Write out the opening lines of the data word for word, up to and including the line with "import * as", and leave every picture and every later line out.
------ Stored data
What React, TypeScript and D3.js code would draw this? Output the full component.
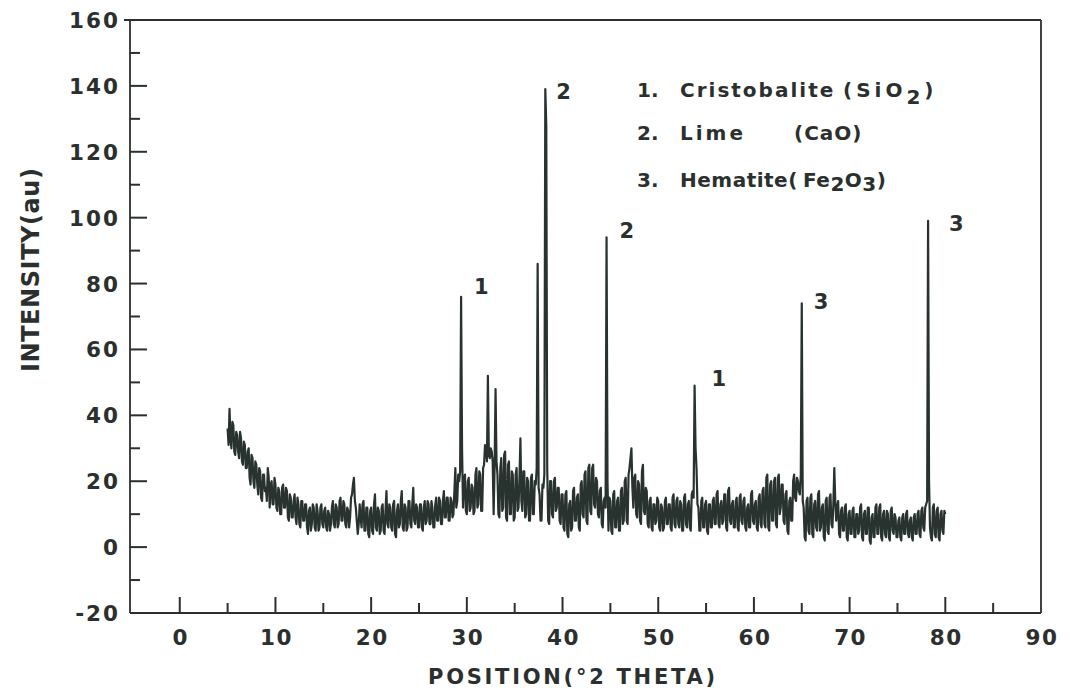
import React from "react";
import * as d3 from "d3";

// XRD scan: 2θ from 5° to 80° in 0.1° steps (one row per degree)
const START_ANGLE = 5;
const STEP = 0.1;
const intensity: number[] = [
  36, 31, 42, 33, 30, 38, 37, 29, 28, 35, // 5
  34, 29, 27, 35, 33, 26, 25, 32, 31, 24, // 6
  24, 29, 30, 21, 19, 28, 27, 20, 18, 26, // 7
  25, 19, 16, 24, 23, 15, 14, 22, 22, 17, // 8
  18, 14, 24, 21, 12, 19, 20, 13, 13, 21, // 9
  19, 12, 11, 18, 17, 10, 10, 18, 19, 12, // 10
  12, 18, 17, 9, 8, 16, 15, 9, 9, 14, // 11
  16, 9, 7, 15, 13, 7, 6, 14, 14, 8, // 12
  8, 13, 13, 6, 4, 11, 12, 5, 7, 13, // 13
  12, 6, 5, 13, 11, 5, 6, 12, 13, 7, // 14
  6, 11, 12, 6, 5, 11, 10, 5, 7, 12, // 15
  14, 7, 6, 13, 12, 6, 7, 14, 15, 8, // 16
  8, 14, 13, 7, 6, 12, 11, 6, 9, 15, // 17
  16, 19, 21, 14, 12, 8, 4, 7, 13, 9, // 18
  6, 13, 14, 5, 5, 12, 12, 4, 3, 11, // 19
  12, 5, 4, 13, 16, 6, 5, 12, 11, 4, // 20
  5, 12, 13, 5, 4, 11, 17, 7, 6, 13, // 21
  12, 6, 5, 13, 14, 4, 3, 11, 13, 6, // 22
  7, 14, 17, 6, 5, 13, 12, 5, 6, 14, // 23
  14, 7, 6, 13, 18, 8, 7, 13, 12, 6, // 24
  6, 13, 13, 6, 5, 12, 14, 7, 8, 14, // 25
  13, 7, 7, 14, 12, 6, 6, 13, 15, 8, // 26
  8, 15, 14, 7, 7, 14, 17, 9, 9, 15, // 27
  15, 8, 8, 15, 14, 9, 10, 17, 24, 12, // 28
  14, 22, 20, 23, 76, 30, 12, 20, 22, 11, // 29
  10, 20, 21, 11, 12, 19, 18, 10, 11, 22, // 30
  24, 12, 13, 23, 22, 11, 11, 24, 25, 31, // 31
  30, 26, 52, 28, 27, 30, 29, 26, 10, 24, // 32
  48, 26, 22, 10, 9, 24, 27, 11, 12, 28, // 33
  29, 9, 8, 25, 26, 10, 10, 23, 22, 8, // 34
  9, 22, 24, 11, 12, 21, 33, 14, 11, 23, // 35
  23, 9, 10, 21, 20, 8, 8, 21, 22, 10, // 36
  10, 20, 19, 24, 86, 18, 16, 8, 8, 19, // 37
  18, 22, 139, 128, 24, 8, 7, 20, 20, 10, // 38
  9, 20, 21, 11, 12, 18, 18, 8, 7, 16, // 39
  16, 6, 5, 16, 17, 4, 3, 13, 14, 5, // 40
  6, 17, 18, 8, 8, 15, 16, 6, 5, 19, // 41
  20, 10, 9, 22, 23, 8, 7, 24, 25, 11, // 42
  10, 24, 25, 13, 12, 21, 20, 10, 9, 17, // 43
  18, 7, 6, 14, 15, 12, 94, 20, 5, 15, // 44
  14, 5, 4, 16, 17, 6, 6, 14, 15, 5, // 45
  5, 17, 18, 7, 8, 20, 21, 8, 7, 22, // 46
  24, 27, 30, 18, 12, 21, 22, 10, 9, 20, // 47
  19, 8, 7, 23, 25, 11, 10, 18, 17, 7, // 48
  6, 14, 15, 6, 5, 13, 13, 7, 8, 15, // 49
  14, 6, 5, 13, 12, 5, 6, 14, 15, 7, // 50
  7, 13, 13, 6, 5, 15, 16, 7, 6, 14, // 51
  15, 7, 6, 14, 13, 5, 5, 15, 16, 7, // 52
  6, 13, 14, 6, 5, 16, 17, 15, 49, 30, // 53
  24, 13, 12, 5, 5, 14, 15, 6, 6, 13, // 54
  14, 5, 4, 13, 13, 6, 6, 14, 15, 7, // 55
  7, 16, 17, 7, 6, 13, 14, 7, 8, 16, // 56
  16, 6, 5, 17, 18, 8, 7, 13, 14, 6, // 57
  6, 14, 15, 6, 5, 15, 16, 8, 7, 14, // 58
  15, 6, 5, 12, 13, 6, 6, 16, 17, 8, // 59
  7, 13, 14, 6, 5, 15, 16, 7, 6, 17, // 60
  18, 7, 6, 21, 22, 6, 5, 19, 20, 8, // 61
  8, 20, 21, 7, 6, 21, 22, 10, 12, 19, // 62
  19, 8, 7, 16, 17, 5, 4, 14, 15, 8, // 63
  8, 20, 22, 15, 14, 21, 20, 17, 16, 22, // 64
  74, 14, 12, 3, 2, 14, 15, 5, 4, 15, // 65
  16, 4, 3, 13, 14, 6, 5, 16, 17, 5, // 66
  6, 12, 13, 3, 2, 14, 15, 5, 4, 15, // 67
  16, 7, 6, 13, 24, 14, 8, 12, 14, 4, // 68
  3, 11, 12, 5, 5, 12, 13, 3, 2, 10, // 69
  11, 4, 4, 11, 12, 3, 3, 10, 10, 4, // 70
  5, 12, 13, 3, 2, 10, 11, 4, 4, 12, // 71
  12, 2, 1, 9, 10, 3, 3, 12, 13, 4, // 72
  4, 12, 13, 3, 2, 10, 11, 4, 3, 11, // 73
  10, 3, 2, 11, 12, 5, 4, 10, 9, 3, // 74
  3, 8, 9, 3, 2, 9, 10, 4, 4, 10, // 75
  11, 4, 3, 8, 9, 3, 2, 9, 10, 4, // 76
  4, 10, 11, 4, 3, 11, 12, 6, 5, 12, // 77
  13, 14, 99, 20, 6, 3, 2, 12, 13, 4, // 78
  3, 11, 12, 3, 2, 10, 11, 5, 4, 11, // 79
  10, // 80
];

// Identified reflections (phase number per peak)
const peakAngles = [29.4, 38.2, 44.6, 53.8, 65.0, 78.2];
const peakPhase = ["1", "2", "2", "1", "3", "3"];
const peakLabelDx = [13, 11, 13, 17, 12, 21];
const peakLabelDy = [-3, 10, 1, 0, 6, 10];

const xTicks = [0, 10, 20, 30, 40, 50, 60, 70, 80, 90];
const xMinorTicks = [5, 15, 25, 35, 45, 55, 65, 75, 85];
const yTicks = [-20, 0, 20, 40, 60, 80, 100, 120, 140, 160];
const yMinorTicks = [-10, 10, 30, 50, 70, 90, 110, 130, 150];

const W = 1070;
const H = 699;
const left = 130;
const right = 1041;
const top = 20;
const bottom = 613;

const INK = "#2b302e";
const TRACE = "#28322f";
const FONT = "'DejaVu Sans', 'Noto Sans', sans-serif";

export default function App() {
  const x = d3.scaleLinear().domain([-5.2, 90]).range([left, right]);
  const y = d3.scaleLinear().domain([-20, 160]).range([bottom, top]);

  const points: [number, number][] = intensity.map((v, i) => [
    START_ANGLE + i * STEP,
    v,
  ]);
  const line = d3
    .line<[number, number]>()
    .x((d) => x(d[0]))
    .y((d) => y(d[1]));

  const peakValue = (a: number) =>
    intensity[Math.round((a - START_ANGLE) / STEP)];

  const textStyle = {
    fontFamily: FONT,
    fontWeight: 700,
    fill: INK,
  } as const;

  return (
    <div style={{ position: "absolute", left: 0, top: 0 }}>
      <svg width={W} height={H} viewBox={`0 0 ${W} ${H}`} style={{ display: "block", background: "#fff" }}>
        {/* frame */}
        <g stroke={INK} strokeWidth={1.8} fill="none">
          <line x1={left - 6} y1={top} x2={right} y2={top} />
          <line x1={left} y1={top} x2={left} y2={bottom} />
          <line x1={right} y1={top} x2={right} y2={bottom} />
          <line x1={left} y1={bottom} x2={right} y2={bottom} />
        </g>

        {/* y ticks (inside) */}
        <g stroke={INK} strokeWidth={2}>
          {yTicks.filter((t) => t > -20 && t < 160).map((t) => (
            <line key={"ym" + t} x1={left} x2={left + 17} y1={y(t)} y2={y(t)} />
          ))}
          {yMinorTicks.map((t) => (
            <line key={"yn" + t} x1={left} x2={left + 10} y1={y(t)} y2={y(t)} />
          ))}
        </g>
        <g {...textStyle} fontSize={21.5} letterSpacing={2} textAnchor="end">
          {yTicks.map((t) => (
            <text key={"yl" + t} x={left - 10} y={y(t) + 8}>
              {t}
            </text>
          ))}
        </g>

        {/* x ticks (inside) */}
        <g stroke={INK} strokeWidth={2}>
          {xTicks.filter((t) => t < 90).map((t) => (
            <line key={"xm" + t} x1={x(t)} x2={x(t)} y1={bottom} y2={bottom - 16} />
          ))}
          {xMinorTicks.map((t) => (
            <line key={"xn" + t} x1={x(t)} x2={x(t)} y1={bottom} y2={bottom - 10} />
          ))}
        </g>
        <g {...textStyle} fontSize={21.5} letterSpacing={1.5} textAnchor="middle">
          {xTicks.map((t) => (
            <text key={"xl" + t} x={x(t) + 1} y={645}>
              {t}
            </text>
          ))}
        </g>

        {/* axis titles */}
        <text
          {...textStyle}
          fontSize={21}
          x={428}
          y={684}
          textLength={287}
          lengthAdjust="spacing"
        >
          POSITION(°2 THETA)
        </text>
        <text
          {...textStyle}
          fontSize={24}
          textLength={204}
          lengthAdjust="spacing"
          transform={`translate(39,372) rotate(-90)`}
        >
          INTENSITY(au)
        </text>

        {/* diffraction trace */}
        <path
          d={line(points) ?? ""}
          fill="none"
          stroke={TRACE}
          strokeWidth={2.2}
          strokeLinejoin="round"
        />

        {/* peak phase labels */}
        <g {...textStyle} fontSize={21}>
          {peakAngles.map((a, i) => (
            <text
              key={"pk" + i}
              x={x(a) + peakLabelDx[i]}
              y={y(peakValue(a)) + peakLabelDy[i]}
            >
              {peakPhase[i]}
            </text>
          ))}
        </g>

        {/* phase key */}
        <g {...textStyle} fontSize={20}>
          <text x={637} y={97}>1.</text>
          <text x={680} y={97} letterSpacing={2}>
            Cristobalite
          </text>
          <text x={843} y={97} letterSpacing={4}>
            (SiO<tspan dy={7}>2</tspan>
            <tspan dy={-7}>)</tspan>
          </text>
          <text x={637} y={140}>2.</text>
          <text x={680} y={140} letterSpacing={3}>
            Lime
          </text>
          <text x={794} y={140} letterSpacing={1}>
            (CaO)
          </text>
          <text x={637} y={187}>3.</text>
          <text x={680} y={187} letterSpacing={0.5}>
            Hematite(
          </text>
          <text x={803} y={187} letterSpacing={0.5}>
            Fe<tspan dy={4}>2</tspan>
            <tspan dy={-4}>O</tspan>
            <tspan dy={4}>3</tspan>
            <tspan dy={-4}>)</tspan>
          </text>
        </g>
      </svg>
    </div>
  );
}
------------
*Expected answer:*
What React, TypeScript and D3.js code would draw this? Output the full component.
import React from "react";
import * as d3 from "d3";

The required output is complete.